* Short task
Print nothing but the lines from the start of the listing below through the line that contains "const yTicks = [0, 0.2, 0.4, 0.6, 0.8, 1.0];". Do not include the pictures.

******************************

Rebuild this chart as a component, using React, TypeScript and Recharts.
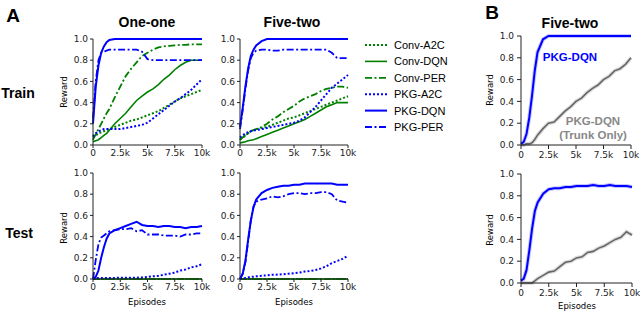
import React from "react";
import { LineChart, Line, XAxis, YAxis } from "recharts";

// shared x samples (episodes)
const episodes = [0, 250, 500, 750, 1000, 1250, 1500, 2000, 2500, 3000, 3500, 4000, 4500, 5000, 5500, 6000, 6500, 7000, 7500, 8000, 8500, 9000, 9500, 10000];
const xTicks = [0, 2500, 5000, 7500, 10000];
const xTickLabels = ["0", "2.5k", "5k", "7.5k", "10k"];
const yTicks = [0, 0.2, 0.4, 0.6, 0.8, 1.0];

// A: One-one, train
const oneOneTrainConvA2C = [0.07, 0.09, 0.11, 0.12, 0.13, 0.14, 0.15, 0.17, 0.19, 0.21, 0.23, 0.24, 0.26, 0.28, 0.3, 0.32, 0.35, 0.38, 0.41, 0.44, 0.46, 0.48, 0.5, 0.52];
const oneOneTrainConvDQN = [0.03, 0.04, 0.05, 0.07, 0.09, 0.11, 0.14, 0.2, 0.25, 0.3, 0.36, 0.42, 0.46, 0.5, 0.53, 0.57, 0.62, 0.66, 0.71, 0.75, 0.78, 0.8, 0.8, 0.8];
const oneOneTrainConvPER = [0.05, 0.1, 0.15, 0.2, 0.25, 0.3, 0.34, 0.45, 0.55, 0.65, 0.72, 0.78, 0.84, 0.87, 0.9, 0.92, 0.93, 0.935, 0.94, 0.945, 0.945, 0.95, 0.95, 0.95];
const oneOneTrainPkgA2C = [0.08, 0.11, 0.13, 0.14, 0.15, 0.15, 0.15, 0.15, 0.15, 0.16, 0.17, 0.18, 0.19, 0.21, 0.25, 0.29, 0.33, 0.37, 0.41, 0.44, 0.48, 0.52, 0.57, 0.62];
const oneOneTrainPkgDQN = [0.2, 0.55, 0.75, 0.87, 0.93, 0.97, 0.99, 1, 1, 1, 1, 1, 1, 1, 1, 1, 1, 1, 1, 1, 1, 1, 1, 1];
const oneOneTrainPkgPER = [0.25, 0.6, 0.8, 0.87, 0.88, 0.89, 0.9, 0.9, 0.9, 0.9, 0.9, 0.9, 0.88, 0.81, 0.8, 0.8, 0.8, 0.8, 0.8, 0.8, 0.8, 0.8, 0.8, 0.8];

// A: Five-two, train
const fiveTwoTrainConvA2C = [0.05, 0.07, 0.09, 0.11, 0.13, 0.14, 0.15, 0.16, 0.17, 0.19, 0.21, 0.23, 0.25, 0.26, 0.28, 0.3, 0.32, 0.34, 0.36, 0.38, 0.4, 0.42, 0.44, 0.46];
const fiveTwoTrainConvDQN = [0.02, 0.025, 0.03, 0.04, 0.045, 0.05, 0.06, 0.08, 0.1, 0.12, 0.14, 0.16, 0.18, 0.2, 0.22, 0.24, 0.27, 0.3, 0.33, 0.36, 0.38, 0.4, 0.4, 0.4];
const fiveTwoTrainConvPER = [0.05, 0.07, 0.09, 0.11, 0.13, 0.14, 0.15, 0.17, 0.2, 0.24, 0.27, 0.31, 0.34, 0.37, 0.41, 0.44, 0.46, 0.48, 0.51, 0.53, 0.54, 0.55, 0.55, 0.54];
const fiveTwoTrainPkgA2C = [0.07, 0.09, 0.11, 0.12, 0.13, 0.14, 0.14, 0.15, 0.16, 0.17, 0.18, 0.19, 0.2, 0.21, 0.23, 0.26, 0.31, 0.36, 0.42, 0.48, 0.54, 0.58, 0.62, 0.66];
const fiveTwoTrainPkgDQN = [0.17, 0.35, 0.55, 0.72, 0.84, 0.9, 0.94, 0.98, 1, 1, 1, 1, 1, 1, 1, 1, 1, 1, 1, 1, 1, 1, 1, 1];
const fiveTwoTrainPkgPER = [0.15, 0.33, 0.53, 0.7, 0.82, 0.87, 0.89, 0.9, 0.9, 0.89, 0.89, 0.9, 0.9, 0.9, 0.9, 0.9, 0.9, 0.9, 0.9, 0.9, 0.87, 0.82, 0.82, 0.82];

// A: One-one, test
const oneOneTestConv = [0, 0, 0, 0, 0, 0, 0, 0, 0, 0, 0, 0, 0, 0, 0, 0, 0, 0, 0, 0, 0, 0, 0, 0];
const oneOneTestPkgA2C = [0, 0.005, 0.01, 0.01, 0.01, 0.01, 0.01, 0.01, 0.012, 0.012, 0.012, 0.012, 0.015, 0.02, 0.025, 0.03, 0.04, 0.05, 0.06, 0.08, 0.09, 0.11, 0.12, 0.14];
const oneOneTestPkgDQN = [0, 0.02, 0.08, 0.2, 0.3, 0.38, 0.43, 0.46, 0.48, 0.5, 0.52, 0.54, 0.51, 0.5, 0.5, 0.49, 0.5, 0.5, 0.49, 0.49, 0.48, 0.49, 0.49, 0.5];
const oneOneTestPkgPER = [0, 0.18, 0.33, 0.39, 0.41, 0.43, 0.45, 0.46, 0.47, 0.47, 0.48, 0.45, 0.46, 0.42, 0.42, 0.42, 0.41, 0.41, 0.41, 0.4, 0.42, 0.42, 0.43, 0.43];

// A: Five-two, test
const fiveTwoTestConv = [0, 0, 0, 0, 0, 0, 0, 0, 0, 0, 0, 0, 0, 0, 0, 0, 0, 0, 0, 0, 0, 0, 0, 0];
const fiveTwoTestPkgA2C = [0, 0.005, 0.01, 0.015, 0.02, 0.022, 0.025, 0.03, 0.035, 0.04, 0.042, 0.045, 0.05, 0.055, 0.06, 0.07, 0.075, 0.085, 0.1, 0.12, 0.15, 0.17, 0.19, 0.22];
const fiveTwoTestPkgDQN = [0, 0.05, 0.17, 0.37, 0.55, 0.68, 0.75, 0.81, 0.84, 0.86, 0.87, 0.88, 0.88, 0.89, 0.89, 0.9, 0.9, 0.9, 0.9, 0.9, 0.9, 0.89, 0.89, 0.89];
const fiveTwoTestPkgPER = [0, 0.05, 0.16, 0.35, 0.55, 0.68, 0.73, 0.75, 0.76, 0.78, 0.77, 0.78, 0.8, 0.81, 0.81, 0.8, 0.81, 0.81, 0.82, 0.82, 0.8, 0.74, 0.73, 0.72];

// B: Five-two, PKG-DQN vs trunk only
const bTrainPkgDQN = [0.01, 0.03, 0.1, 0.25, 0.45, 0.68, 0.85, 0.97, 1, 1, 1, 1, 1, 1, 1, 1, 1, 1, 1, 1, 1, 1, 1, 1];
const bTrainTrunk = [0, 0, 0.01, 0.01, 0.02, 0.05, 0.09, 0.15, 0.2, 0.21, 0.26, 0.31, 0.35, 0.4, 0.43, 0.48, 0.52, 0.55, 0.6, 0.63, 0.68, 0.7, 0.74, 0.8];
const bTestPkgDQN = [0.02, 0.04, 0.12, 0.3, 0.5, 0.66, 0.74, 0.82, 0.86, 0.87, 0.87, 0.88, 0.88, 0.89, 0.89, 0.89, 0.9, 0.89, 0.89, 0.9, 0.89, 0.89, 0.89, 0.88];
const bTestTrunk = [0, 0, 0, 0, 0, 0.02, 0.04, 0.07, 0.1, 0.11, 0.15, 0.19, 0.2, 0.23, 0.24, 0.28, 0.29, 0.32, 0.34, 0.37, 0.4, 0.42, 0.47, 0.44];

const methods = ["Conv-A2C", "Conv-DQN", "Conv-PER", "PKG-A2C", "PKG-DQN", "PKG-PER"];

const GREEN = "#008000";
const BLUE = "#0000ff";
const INK = "#222";

const lineStyle: Record<string, { stroke: string; dash?: string; width: number }> = {
  "Conv-A2C": { stroke: GREEN, dash: "2 2", width: 2 },
  "Conv-DQN": { stroke: GREEN, width: 1.6 },
  "Conv-PER": { stroke: GREEN, dash: "7 2.5 2 2.5", width: 1.8 },
  "PKG-A2C": { stroke: BLUE, dash: "2 2", width: 2 },
  "PKG-DQN": { stroke: BLUE, width: 2 },
  "PKG-PER": { stroke: BLUE, dash: "7 2.5 2 2.5", width: 1.8 },
  Trunk: { stroke: "#666", width: 1.6 },
};

function rowsOf(series: Record<string, number[]>) {
  return episodes.map((ep, i) => {
    const row: Record<string, number> = { ep };
    for (const k of Object.keys(series)) row[k] = series[k][i];
    return row;
  });
}

const oneOneTrain = rowsOf({
  "Conv-A2C": oneOneTrainConvA2C, "Conv-DQN": oneOneTrainConvDQN, "Conv-PER": oneOneTrainConvPER,
  "PKG-A2C": oneOneTrainPkgA2C, "PKG-DQN": oneOneTrainPkgDQN, "PKG-PER": oneOneTrainPkgPER,
});
const fiveTwoTrain = rowsOf({
  "Conv-A2C": fiveTwoTrainConvA2C, "Conv-DQN": fiveTwoTrainConvDQN, "Conv-PER": fiveTwoTrainConvPER,
  "PKG-A2C": fiveTwoTrainPkgA2C, "PKG-DQN": fiveTwoTrainPkgDQN, "PKG-PER": fiveTwoTrainPkgPER,
});
const oneOneTest = rowsOf({
  "Conv-A2C": oneOneTestConv, "Conv-DQN": oneOneTestConv, "Conv-PER": oneOneTestConv,
  "PKG-A2C": oneOneTestPkgA2C, "PKG-DQN": oneOneTestPkgDQN, "PKG-PER": oneOneTestPkgPER,
});
const fiveTwoTest = rowsOf({
  "Conv-A2C": fiveTwoTestConv, "Conv-DQN": fiveTwoTestConv, "Conv-PER": fiveTwoTestConv,
  "PKG-A2C": fiveTwoTestPkgA2C, "PKG-DQN": fiveTwoTestPkgDQN, "PKG-PER": fiveTwoTestPkgPER,
});
const bTrain = rowsOf({ "PKG-DQN": bTrainPkgDQN, Trunk: bTrainTrunk });
const bTest = rowsOf({ "PKG-DQN": bTestPkgDQN, Trunk: bTestTrunk });

const YW = 34;
const MT = 6;
const MR = 14;

type PanelProps = {
  left: number; top: number; right: number; bottom: number;
  data: Record<string, number>[];
  keys: string[];
  band?: boolean;
  tickSize?: number;
  tickGap?: number;
};

function Panel({ left, top, right, bottom, data, keys, band, tickSize = 3, tickGap = 2 }: PanelProps) {
  const w = right - left;
  const h = bottom - top;
  const tick = { fill: INK, fontSize: 9, fontFamily: "DejaVu Sans" };
  return (
    <div style={{ position: "absolute", left: left - YW, top: top - MT }}>
      <LineChart width={w + YW + MR} height={h + MT + 22} data={data} margin={{ top: MT, right: MR, bottom: 0, left: 0 }}>
        <XAxis
          dataKey="ep"
          type="number"
          domain={[0, 10000]}
          ticks={xTicks}
          interval={0}
          tickFormatter={(v) => xTickLabels[xTicks.indexOf(v)]}
          tickSize={tickSize}
          tickMargin={tickGap}
          height={22}
          stroke={INK}
          tick={tick}
        />
        <XAxis xAxisId="top" orientation="top" dataKey="ep" type="number" domain={[0, 10000]} tick={false} tickLine={false} height={0} stroke={INK} />
        <YAxis
          type="number"
          domain={[0, 1]}
          ticks={yTicks}
          interval={0}
          tickFormatter={(v) => v.toFixed(1)}
          tickSize={tickSize}
          tickMargin={tickGap}
          width={YW}
          stroke={INK}
          tick={tick}
        />
        <YAxis yAxisId="r" orientation="right" type="number" domain={[0, 1]} tick={false} tickLine={false} width={0} stroke={INK} />
        {band &&
          keys.map((k) => (
            <Line key={"band-" + k} dataKey={k} stroke={lineStyle[k].stroke} strokeOpacity={0.22} strokeWidth={4} dot={false} isAnimationActive={false} />
          ))}
        {keys.map((k) => (
          <Line
            key={k}
            dataKey={k}
            stroke={lineStyle[k].stroke}
            strokeWidth={lineStyle[k].width}
            strokeDasharray={lineStyle[k].dash}
            dot={false}
            isAnimationActive={false}
          />
        ))}
      </LineChart>
    </div>
  );
}

function Txt({ x, y, size, bold, color = "#000", rotate, family = "Liberation Sans", children }: {
  x: number; y: number; size: number; bold?: boolean; color?: string; rotate?: boolean; family?: string; children: React.ReactNode;
}) {
  return (
    <div
      style={{
        position: "absolute", left: x, top: y, whiteSpace: "nowrap", lineHeight: 1,
        transform: `translate(-50%, -50%)${rotate ? " rotate(-90deg)" : ""}`,
        fontSize: size, fontWeight: bold ? 700 : 400, color, fontFamily: family,
      }}
    >
      {children}
    </div>
  );
}

function Legend() {
  return (
    <svg width={110} height={104} style={{ position: "absolute", left: 360, top: 33 }}>
      {methods.map((m, i) => {
        const y = 12 + i * 16.4;
        const s = lineStyle[m];
        return (
          <g key={m}>
            <line x1={5} x2={27} y1={y} y2={y} stroke={s.stroke} strokeWidth={s.width} strokeDasharray={s.dash} />
            <text x={34} y={y + 4} fontSize={11} fontFamily="Liberation Sans" fill="#000">{m}</text>
          </g>
        );
      })}
    </svg>
  );
}

export default function App() {
  return (
    <div style={{ position: "absolute", left: 0, top: 0, width: 640, height: 312, background: "#fff", overflow: "hidden" }}>
      <Txt x={13} y={15} size={19} bold>A</Txt>
      <Txt x={492} y={12} size={19} bold>B</Txt>
      <Txt x={147} y={22} size={14} bold>One-one</Txt>
      <Txt x={292} y={22} size={14} bold>Five-two</Txt>
      <Txt x={570} y={23} size={14} bold>Five-two</Txt>
      <Txt x={18} y={93} size={14} bold>Train</Txt>
      <Txt x={19} y={233} size={14} bold>Test</Txt>

      <Panel left={93} top={39} right={202} bottom={145} data={oneOneTrain} keys={methods} />
      <Panel left={240} top={39} right={348} bottom={145} data={fiveTwoTrain} keys={methods} />
      <Panel left={93} top={173} right={202} bottom={279} data={oneOneTest} keys={methods} />
      <Panel left={240} top={173} right={348} bottom={279} data={fiveTwoTest} keys={methods} />
      <Panel left={521} top={36} right={631} bottom={145} data={bTrain} keys={["Trunk", "PKG-DQN"]} band tickSize={4} tickGap={3} />
      <Panel left={521} top={174} right={632} bottom={283} data={bTest} keys={["Trunk", "PKG-DQN"]} band tickSize={4} tickGap={3} />

      <Txt x={64} y={92} size={8.5} rotate family="DejaVu Sans">Reward</Txt>
      <Txt x={64} y={228} size={8.5} rotate family="DejaVu Sans">Reward</Txt>
      <Txt x={490} y={90} size={8.5} rotate family="DejaVu Sans">Reward</Txt>
      <Txt x={490} y={230} size={8.5} rotate family="DejaVu Sans">Reward</Txt>
      <Txt x={147} y={302} size={8.5} family="DejaVu Sans">Episodes</Txt>
      <Txt x={294} y={302} size={8.5} family="DejaVu Sans">Episodes</Txt>
      <Txt x={577} y={306} size={8.5} family="DejaVu Sans">Episodes</Txt>

      <Txt x={570} y={58} size={11.5} bold color={BLUE}>PKG-DQN</Txt>
      <Txt x={593} y={122} size={11.5} bold color="#888">PKG-DQN</Txt>
      <Txt x={593} y={136} size={11.5} bold color="#888">(Trunk Only)</Txt>

      <Legend />
    </div>
  );
}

******************************

* Solution for this task
Rebuild this chart as a component, using React, TypeScript and Recharts.
import React from "react";
import { LineChart, Line, XAxis, YAxis } from "recharts";

// shared x samples (episodes)
const episodes = [0, 250, 500, 750, 1000, 1250, 1500, 2000, 2500, 3000, 3500, 4000, 4500, 5000, 5500, 6000, 6500, 7000, 7500, 8000, 8500, 9000, 9500, 10000];
const xTicks = [0, 2500, 5000, 7500, 10000];
const xTickLabels = ["0", "2.5k", "5k", "7.5k", "10k"];
const yTicks = [0, 0.2, 0.4, 0.6, 0.8, 1.0];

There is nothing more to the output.